HARRIS: Let me just give you what you want. There are hundreds of millions of Muslims who are nominal Muslims who don't take the faith siresly, who don't want to kill apostates, who are horrified by ISIS and we need to defend these people, prop them up and let them reform their faith.

AFFLECK: ISIS couldn't couldn't full a AA ballpark in Charleston, West Virginia and you want to make a career out of ISIS, ISIS, ISIS.

MAHER: No we're not. That's the opposite.

HARRIS: No, it's not just ISIS, it's all jihadists. It's a phenomenon of global jihad.

MAHER: I think that's the opposite of what we're doing.

AFFLECK: There is those things. There is ISIS, there is global jihadists. The question is the degree to which you're willing to say, because I've witnessed this behavior, which we all object to on part of these people, I'm willing to flatly condemn those of you I don't know and never met.

MAHER: They're not willing. This is based on reality.

HARRIS: It's not condemning people, it's ideas.

MAHER: It's based on reality, Ben. We're not take it up that in the Muslim world it is mainstream belief.

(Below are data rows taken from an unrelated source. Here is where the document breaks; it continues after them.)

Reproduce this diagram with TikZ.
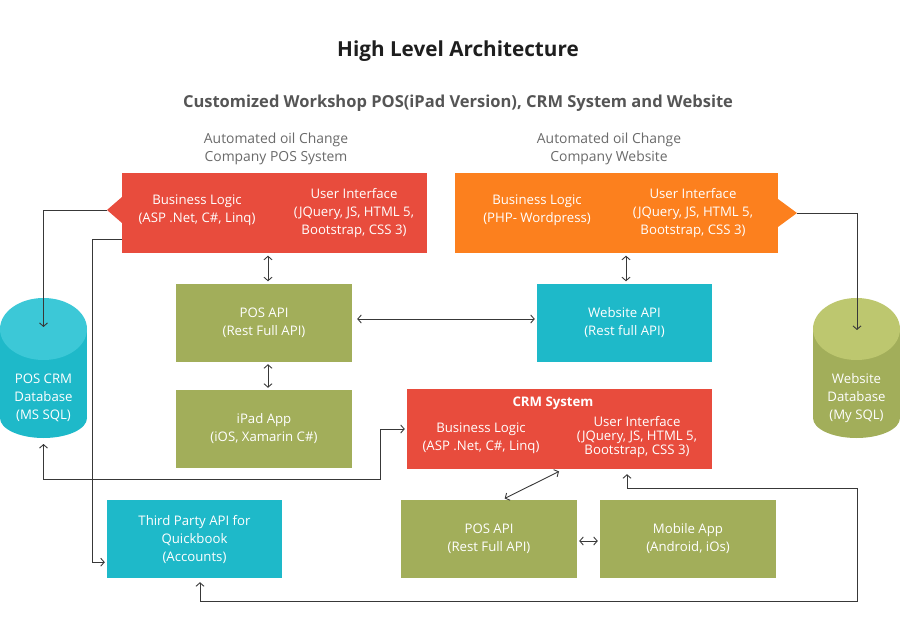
\documentclass[tikz,border=0pt]{standalone}
\usepackage{fontspec}
\setmainfont{Open Sans}
\usetikzlibrary{arrows.meta,positioning}

\definecolor{crmred}{HTML}{E84C3D}
\definecolor{weborange}{HTML}{FC801E}
\definecolor{apicyan}{HTML}{1EB9C9}
\definecolor{apicyantop}{HTML}{3CC8D7}
\definecolor{appolive}{HTML}{A2AE5A}
\definecolor{appolivetop}{HTML}{BDC76F}
\definecolor{linkgray}{HTML}{383838}
\definecolor{titlegray}{HTML}{1E1E1E}
\definecolor{subgray}{HTML}{555555}
\definecolor{capgray}{HTML}{6A6A6A}

\newcommand\boxfont{\fontsize{13.2}{18}\selectfont}

\begin{document}
\begin{tikzpicture}[x=1pt,y=-1pt,
  box/.style={minimum width=176pt,minimum height=78pt,inner sep=0pt,
    text=white,align=center,font=\boxfont},
  olive box/.style={box,fill=appolive},
  cyan box/.style={box,fill=apicyan},
  red box/.style={box,fill=crmred,minimum width=305pt,minimum height=80pt},
  orange box/.style={box,fill=weborange,minimum width=323pt,minimum height=80pt},
  inner text/.style={text=white,align=center,font=\boxfont,inner sep=0pt},
  caption/.style={text=capgray,align=center,font=\fontsize{13.9}{18}\selectfont,inner sep=0pt},
  link/.style={draw=linkgray,line width=0.9pt,-{Straight Barb[length=3.5pt,width=8pt]}},
  both link/.style={link,{Straight Barb[length=3.5pt,width=8pt]}-{Straight Barb[length=3.5pt,width=8pt]}}]

  \useasboundingbox (0,0) rectangle (900,620);

  % headings
  \node[font=\fontsize{20.7}{24}\selectfont\bfseries,text=titlegray] (title) at (458,51) {High Level Architecture};
  \node[font=\fontsize{16.5}{20}\selectfont\bfseries,text=subgray] (subtitle) at (458,103)
    {Customized Workshop POS(iPad Version), CRM System and Website};
  \node[caption] (poscap) at (276,149) {Automated oil Change\\Company POS System};
  \node[caption] (webcap) at (609,149) {Automated oil Change\\Company Website};

  % POS system
  \node[red box] (pos) at (274.5,213) {};
  \coordinate (posnotch) at (107,210);
  \fill[crmred] (122,197) -- (posnotch) -- (122,223) -- cycle;
  \node[inner text] (posbl) at (197,210) {Business Logic\\(ASP .Net, C\#, Linq)};
  \node[inner text] (posui) at (354,213) {User Interface\\(JQuery, JS, HTML 5,\\Bootstrap, CSS 3)};

  % website
  \node[orange box] (web) at (616.5,213) {};
  \coordinate (webnotch) at (797,213);
  \fill[weborange] (778,199) -- (webnotch) -- (778,227) -- cycle;
  \node[inner text] (webbl) at (537,210) {Business Logic\\(PHP- Wordpress)};
  \node[inner text] (webui) at (693,213) {User Interface\\(JQuery, JS, HTML 5,\\Bootstrap, CSS 3)};

  \node[olive box] (posapi) at (264,323) {POS API\\(Rest Full API)};
  \node[olive box] (ipad) at (264,429) {iPad App\\(iOS, Xamarin C\#)};
  \node[cyan box,minimum width=175pt] (webapi) at (624.5,323) {Website API\\(Rest full API)};

  % CRM
  \node[red box] (crm) at (559.5,429) {};
  \node[inner text,font=\boxfont\bfseries] (crmtitle) at (553,403) {CRM System};
  \node[inner text] (crmbl) at (481,438) {Business Logic\\(ASP .Net, C\#, Linq)};
  \node[inner text,font=\fontsize{13.2}{14}\selectfont] (crmui) at (637,437) {User Interface\\(JQuery, JS, HTML 5,\\Bootstrap, CSS 3)};

  \node[olive box] (crmapi) at (489,539) {POS API\\(Rest Full API)};
  \node[olive box] (mobile) at (688,539) {Mobile App\\(Android, iOs)};
  \node[cyan box,minimum width=175pt] (third) at (194.5,539) {Third Party API for\\Quickbook\\(Accounts)};

  % databases
  \fill[apicyan] (0,329) rectangle (87,418);
  \fill[apicyan] (43.5,418) ellipse[x radius=43.5pt,y radius=20pt];
  \fill[apicyantop] (43.5,329) ellipse[x radius=43.5pt,y radius=31pt];
  \node[inner text] (posdb) at (43.5,398) {POS CRM\\Database\\(MS SQL)};
  \coordinate (posdbin) at (43.5,327);
  \coordinate (posdbout) at (43.5,444);

  \fill[appolive] (813,329) rectangle (900,418);
  \fill[appolive] (856.5,418) ellipse[x radius=43.5pt,y radius=20pt];
  \fill[appolivetop] (856.5,329) ellipse[x radius=43.5pt,y radius=31pt];
  \node[inner text] (webdb) at (856.5,398) {Website\\Database\\(My SQL)};
  \coordinate (webdbin) at (857,330);

  % connectors
  \coordinate (bendA) at (380,479);
  \coordinate (loopA) at (857,601);
  \coordinate (loopB) at (857,488);

  \draw[link] (posnotch) -| (posdbin);
  \draw[link] (webnotch) -| (webdbin);
  \draw[link,shorten >=2pt] ([yshift=14pt]pos.south west) -- ++(-29,0) |- ([yshift=16pt]third.south west);
  \draw[both link,shorten >=2pt] (posdbout) |- (bendA) |- (crm.west);
  \draw[both link,shorten <=4pt,shorten >=5pt] ([xshift=5.5pt]third.south) |- (loopA) -- (loopB) -| ([xshift=67.5pt]crm.south);

  \draw[both link,shorten <=2.5pt,shorten >=2.5pt] ([xshift=4pt]pos.south -| posapi.north) -- ([xshift=4pt]posapi.north);
  \draw[both link,shorten <=2pt,shorten >=2pt] ([xshift=4pt]posapi.south) -- ([xshift=4pt]ipad.north);
  \draw[both link,shorten <=2.5pt,shorten >=2.5pt] ([xshift=1.5pt]web.south -| webapi.north) -- ([xshift=1.5pt]webapi.north);
  \draw[both link,shorten <=5pt,shorten >=2pt] ([yshift=4pt]posapi.east) -- ([yshift=4pt]webapi.west);
  \draw[both link,shorten <=2pt,shorten >=2pt] ([yshift=-2pt]crmapi.east) -- ([yshift=-2pt]mobile.west);
  \draw[both link,shorten <=3pt,shorten >=5pt] ([xshift=13pt]crmapi.north) -- ([xshift=4pt]crm.south);
\end{tikzpicture}
\end{document}
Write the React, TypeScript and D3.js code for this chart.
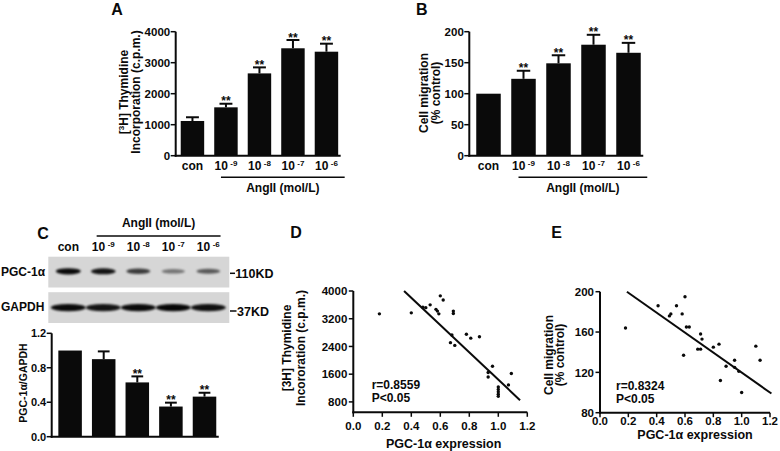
import React from 'react';
import * as d3 from 'd3';

// ---------- data ----------
const categories = ['con', '10 -9', '10 -8', '10 -7', '10 -6'];

const thymidineMean = [1120, 1560, 2655, 3465, 3355];
const thymidineErr = [120, 116, 194, 267, 258];
const thymidineSig = [false, true, true, true, true];
const thymidineTicks = [0, 1000, 2000, 3000, 4000];

const migrationMean = [100, 124, 149, 179, 166];
const migrationErr = [0, 13, 13, 16, 16];
const migrationSig = [false, true, true, true, true];
const migrationTicks = [0, 50, 100, 150, 200];

const ratioMean = [1.0, 0.9, 0.63, 0.35, 0.465];
const ratioErr = [0, 0.09, 0.07, 0.045, 0.045];
const ratioSig = [false, false, true, true, true];
const ratioTicks = [0, 0.4, 0.8, 1.2];

const pgcBandIntensity = [0.95, 0.9, 0.72, 0.45, 0.58];
const gapdhBandIntensity = [0.95, 0.9, 0.95, 0.97, 0.92];

const scatterXTicks = [0, 0.2, 0.4, 0.6, 0.8, 1.0, 1.2];
const thymScatterTicks = [800, 1600, 2400, 3200, 4000];
const migScatterTicks = [80, 120, 160, 200];

const thymScatter: [number, number][] = [
  [0.18, 3340], [0.40, 3370], [0.48, 3530], [0.50, 3520], [0.53, 3600],
  [0.57, 3470], [0.58, 3420], [0.59, 3340], [0.60, 3860], [0.62, 3740],
  [0.69, 3420], [0.69, 3350], [0.68, 2730], [0.67, 2510], [0.70, 2430],
  [0.78, 2750], [0.81, 2640], [0.87, 2680], [0.96, 1830], [0.93, 1650],
  [0.93, 1520], [1.0, 1230], [1.0, 1160], [1.0, 1090], [1.0, 1020],
  [1.0, 960], [1.07, 1290], [1.09, 1620],
];
const thymFit: [number, number][] = [[0.35, 4000], [1.15, 850]];

const migScatter: [number, number][] = [
  [0.18, 164], [0.41, 186], [0.49, 176], [0.50, 178], [0.54, 186],
  [0.58, 178], [0.60, 195], [0.61, 165], [0.63, 165], [0.59, 137],
  [0.71, 158], [0.72, 153], [0.69, 143], [0.71, 143], [0.80, 145],
  [0.84, 148], [0.85, 112], [0.89, 126], [0.95, 132], [0.95, 125],
  [0.98, 121], [1.0, 100], [1.10, 146], [1.13, 132],
];
const migFit: [number, number][] = [[0.19, 200], [1.21, 99]];

// ---------- helpers ----------
const FONT = 'Liberation Sans, Arial, Helvetica, sans-serif';
const INK = '#0a0a0a';

function CatLabel({ cat }: { cat: string }) {
  if (cat === 'con') return <>con</>;
  const [base, exp] = cat.split(' ');
  return (
    <>
      <tspan>{base}</tspan>
      <tspan fontSize={8} dx={2.5} dy={-4}>{exp}</tspan>
    </>
  );
}

type BarProps = {
  axisX: number; left: number; right: number; top: number; bottom: number;
  max: number; ticks: number[]; fmt: (n: number) => string;
  means: number[]; errs: number[]; sig: boolean[]; tickSize: number;
  showCats: boolean; capFrac: number;
};

function BarPanel(p: BarProps) {
  const x = d3.scaleBand<string>().domain(categories).range([p.left, p.right])
    .paddingInner(0.3).paddingOuter(0.15);
  const y = d3.scaleLinear().domain([0, p.max]).range([p.bottom, p.top]);
  const bw = x.bandwidth();
  const lastEnd = (x(categories[categories.length - 1]) as number) + bw;
  const lineStart = (x(categories[1]) as number) + bw / 2 - 5;
  const lineEnd = lastEnd + 6.5;
  return (
    <g>
      {categories.map((c, i) => {
        const bx = x(c) as number;
        const cx = bx + bw / 2;
        const yTop = y(p.means[i]);
        const yErr = y(p.means[i] + p.errs[i]);
        const cap = bw * p.capFrac;
        return (
          <g key={c}>
            <rect x={bx} y={yTop} width={bw} height={p.bottom - yTop} fill={INK} />
            {p.errs[i] > 0 && (
              <>
                <line x1={cx} x2={cx} y1={yTop} y2={yErr} stroke={INK} strokeWidth={2} />
                <line x1={cx - cap / 2} x2={cx + cap / 2} y1={yErr} y2={yErr} stroke={INK} strokeWidth={2} />
              </>
            )}
            {p.sig[i] && (
              <text x={cx} y={yErr + 1.5} textAnchor="middle" fontSize={12} fontWeight="bold"
                fontFamily={FONT} fill={INK}>**</text>
            )}
            {p.showCats && (
              <text x={cx} y={p.bottom + 14.3} textAnchor="middle" fontSize={12} fontWeight="bold"
                fontFamily={FONT} fill={INK}><CatLabel cat={c} /></text>
            )}
          </g>
        );
      })}
      <line x1={p.axisX} x2={p.axisX} y1={p.top} y2={p.bottom + 1} stroke={INK} strokeWidth={2} />
      <line x1={p.axisX - 1} x2={lastEnd + 2.5} y1={p.bottom} y2={p.bottom} stroke={INK} strokeWidth={2} />
      {p.ticks.map((t) => (
        <g key={t}>
          <line x1={p.axisX - 5} x2={p.axisX} y1={y(t)} y2={y(t)} stroke={INK} strokeWidth={1.5} />
          <text x={p.axisX - 5.5} y={y(t)} dy="0.36em" textAnchor="end" fontSize={p.tickSize}
            fontWeight="bold" fontFamily={FONT} fill={INK}>{p.fmt(t)}</text>
        </g>
      ))}
      {p.showCats && (
        <>
          <line x1={lineStart} x2={lineEnd} y1={p.bottom + 21.6} y2={p.bottom + 21.6}
            stroke={INK} strokeWidth={1.5} />
          <text x={(lineStart + lineEnd) / 2} y={p.bottom + 36.3} textAnchor="middle" fontSize={12}
            fontWeight="bold" fontFamily={FONT} fill={INK}>AngII (mol/L)</text>
        </>
      )}
    </g>
  );
}

type ScatterProps = {
  xLeft: number; xRight: number; yTop: number; yBottom: number;
  yDomain: [number, number]; yTicks: number[]; points: [number, number][];
  fit: [number, number][]; rText: string; xTickBase: number; xLabelBase: number;
  xLabelX: number; textX: number; textY: number;
};

function ScatterPanel(p: ScatterProps) {
  const x = d3.scaleLinear().domain([0, 1.2]).range([p.xLeft, p.xRight]);
  const y = d3.scaleLinear().domain(p.yDomain).range([p.yBottom, p.yTop]);
  const line = d3.line<[number, number]>().x((d) => x(d[0])).y((d) => y(d[1]));
  const fmtX = d3.format('.1f');
  return (
    <g>
      <line x1={p.xLeft} x2={p.xLeft} y1={y(p.yDomain[1])} y2={p.yBottom + 1} stroke={INK} strokeWidth={2} />
      <line x1={p.xLeft - 1} x2={p.xRight} y1={p.yBottom} y2={p.yBottom} stroke={INK} strokeWidth={2} />
      {p.yTicks.map((t) => (
        <g key={t}>
          <line x1={p.xLeft - 4.5} x2={p.xLeft} y1={y(t)} y2={y(t)} stroke={INK} strokeWidth={1.5} />
          <text x={p.xLeft - 6} y={y(t)} dy="0.36em" textAnchor="end" fontSize={11.5}
            fontWeight="bold" fontFamily={FONT} fill={INK}>{t}</text>
        </g>
      ))}
      {scatterXTicks.map((t) => (
        <g key={t}>
          <line x1={x(t)} x2={x(t)} y1={p.yBottom} y2={p.yBottom + 4.5} stroke={INK} strokeWidth={1.5} />
          <text x={x(t)} y={p.xTickBase} textAnchor="middle" fontSize={11.5}
            fontWeight="bold" fontFamily={FONT} fill={INK}>{fmtX(t)}</text>
        </g>
      ))}
      {p.points.map((d, i) => (
        <circle key={i} cx={x(d[0])} cy={y(d[1])} r={1.7} fill={INK} />
      ))}
      <path d={line(p.fit) as string} stroke={INK} strokeWidth={2} fill="none" />
      <text x={p.textX} y={p.textY} fontSize={12} fontWeight="bold" fontFamily={FONT} fill={INK}>{p.rText}</text>
      <text x={p.textX} y={p.textY + 13} fontSize={12} fontWeight="bold" fontFamily={FONT} fill={INK}>P&lt;0.05</text>
      <text x={p.xLabelX} y={p.xLabelBase} textAnchor="middle" fontSize={12.5} fontWeight="bold"
        fontFamily={FONT} fill={INK}>PGC-1α expression</text>
    </g>
  );
}

function VLabel({ x, y, size = 12, children }: { x: number; y: number; size?: number; children: React.ReactNode }) {
  return (
    <text transform={`translate(${x},${y}) rotate(-90)`} textAnchor="middle" dy="0.36em"
      fontSize={size} fontWeight="bold" fontFamily={FONT} fill={INK}>{children}</text>
  );
}

function Blot() {
  const lanes = d3.scaleBand<string>().domain(categories).range([50.8, 225.8]);
  const step = lanes.bandwidth();
  const lc = (c: string) => (lanes(c) as number) + step / 2;
  const l1 = lc(categories[1]) - step * 0.19;
  const l2 = lc(categories[4]) + step * 0.35;
  return (
    <g>
      <defs>
        <filter id="bandBlur" x="-30%" y="-200%" width="160%" height="500%">
          <feGaussianBlur stdDeviation="1.3" />
        </filter>
        <filter id="bandBlur2" x="-30%" y="-200%" width="160%" height="500%">
          <feGaussianBlur stdDeviation="1.1" />
        </filter>
      </defs>
      <text x={(l1 + l2) / 2} y={226.7} textAnchor="middle" fontSize={12} fontWeight="bold"
        fontFamily={FONT} fill={INK}>AngII (mol/L)</text>
      <line x1={l1} x2={l2} y1={236} y2={236} stroke={INK} strokeWidth={1.5} />
      {categories.map((c) => (
        <text key={c} x={lc(c)} y={251} textAnchor="middle" fontSize={12} fontWeight="bold"
          fontFamily={FONT} fill={INK}><CatLabel cat={c} /></text>
      ))}
      <rect x={48.3} y={256.7} width={181} height={30.8} fill="#d6d6d6" />
      <rect x={48.3} y={292.2} width={181} height={30.8} fill="#d6d6d6" />
      {categories.map((c, i) => (
        <ellipse key={'p' + c} cx={lc(c)} cy={271.3} rx={11 + pgcBandIntensity[i] * 1.5}
          ry={1.6 + pgcBandIntensity[i] * 1.6} fill="#000" opacity={pgcBandIntensity[i]}
          filter="url(#bandBlur)" />
      ))}
      {categories.map((c, i) => (
        <ellipse key={'g' + c} cx={lc(c)} cy={307.6} rx={17.5}
          ry={3.6} fill="#000" opacity={gapdhBandIntensity[i]} filter="url(#bandBlur2)" />
      ))}
      <text x={1} y={275.5} fontSize={12} fontWeight="bold" fontFamily={FONT} fill={INK}>PGC-1α</text>
      <text x={1} y={311.2} fontSize={12} fontWeight="bold" fontFamily={FONT} fill={INK}>GAPDH</text>
      <line x1={230} x2={235} y1={273.3} y2={273.3} stroke={INK} strokeWidth={1.5} />
      <text x={235.3} y={277.8} fontSize={12.5} fontWeight="bold" fontFamily={FONT} fill={INK}>110KD</text>
      <line x1={230} x2={236.5} y1={311} y2={311} stroke={INK} strokeWidth={1.5} />
      <text x={237} y={315.5} fontSize={12.5} fontWeight="bold" fontFamily={FONT} fill={INK}>37KD</text>
    </g>
  );
}

export default function App() {
  const intFmt = d3.format('d');
  const decFmt = d3.format('.1f');
  return (
    <svg width={780} height={451} viewBox="0 0 780 451"
      style={{ position: 'absolute', left: 0, top: 0, background: '#fff' }}>
      <rect width={780} height={451} fill="#fff" />
      {/* Panel letters */}
      {[['A', 117, 15], ['B', 421.7, 15], ['C', 43, 239], ['D', 296, 238], ['E', 556.7, 238]].map(([t, x, y]) => (
        <text key={t as string} x={x as number} y={y as number} textAnchor="middle" fontSize={16}
          fontWeight="bold" fontFamily={FONT} fill={INK}>{t}</text>
      ))}

      {/* A */}
      <BarPanel axisX={175.7} left={175.7} right={343.2} top={31.7} bottom={155.7} max={4000}
        ticks={thymidineTicks} fmt={intFmt} means={thymidineMean} errs={thymidineErr}
        sig={thymidineSig} tickSize={11.5} showCats={true} capFrac={0.55} />
      <VLabel x={123.3} y={92}>
        <tspan>[</tspan><tspan fontSize={8} dy={-4}>3</tspan><tspan dy={4}>H] Thymidine</tspan>
      </VLabel>
      <VLabel x={135.5} y={92}>Incorporation (c.p.m.)</VLabel>

      {/* B */}
      <BarPanel axisX={469.3} left={471} right={646} top={31.7} bottom={155.7} max={200}
        ticks={migrationTicks} fmt={intFmt} means={migrationMean} errs={migrationErr}
        sig={migrationSig} tickSize={11.5} showCats={true} capFrac={0.55} />
      <VLabel x={423.3} y={93}>Cell migration</VLabel>
      <VLabel x={435.5} y={93}>(% control)</VLabel>

      {/* C */}
      <Blot />
      <BarPanel axisX={51.7} left={53.3} right={221.3} top={333.3} bottom={436.7} max={1.2}
        ticks={ratioTicks} fmt={decFmt} means={ratioMean} errs={ratioErr}
        sig={ratioSig} tickSize={11} showCats={false} capFrac={0.5} />
      <VLabel x={23.3} y={383} size={10.5}>PGC-1α/GAPDH</VLabel>

      {/* D */}
      <ScatterPanel xLeft={353.3} xRight={527.3} yTop={291} yBottom={412.3} yDomain={[500, 4000]}
        yTicks={thymScatterTicks} points={thymScatter} fit={thymFit} rText="r=0.8559"
        xTickBase={430.3} xLabelBase={447.5} xLabelX={443.7} textX={371.7} textY={388.6} />
      <VLabel x={287} y={348}>[3H] Thymidine</VLabel>
      <VLabel x={301} y={348}>Incororation (c.p.m.)</VLabel>

      {/* E */}
      <ScatterPanel xLeft={600} xRight={770} yTop={291.7} yBottom={412.7} yDomain={[80, 200]}
        yTicks={migScatterTicks} points={migScatter} fit={migFit} rText="r=0.8324"
        xTickBase={425} xLabelBase={438.5} xLabelX={695} textX={616} textY={390} />
      <VLabel x={548.3} y={355}>Cell migration</VLabel>
      <VLabel x={560} y={355}>(% control)</VLabel>
    </svg>
  );
}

NICHOLAS KRISTOF: This is such a caricature of Indonesia, of Malaysia, of so much of the world. And this does have a tinge a little bit of how white racists talk about African-American and define blacks by --

MAHER: What you're saying is because they are a minority, we shouldn't criticize.

AFFLECK: It's not a minority, it's the second biggest religion in the world.

MAHER: Exactly, but you're treating them like a minority. I mean if Filipinos were capturing teenagers and sending them into white slavery, we would criticize that. We wouldn't say, oh, well, they're Filipinos.

AFFLECK: You would criticize the people who are doing it, not the Philippines. A Filipino kid who lives on the streets has nothing to do with that. These are different things.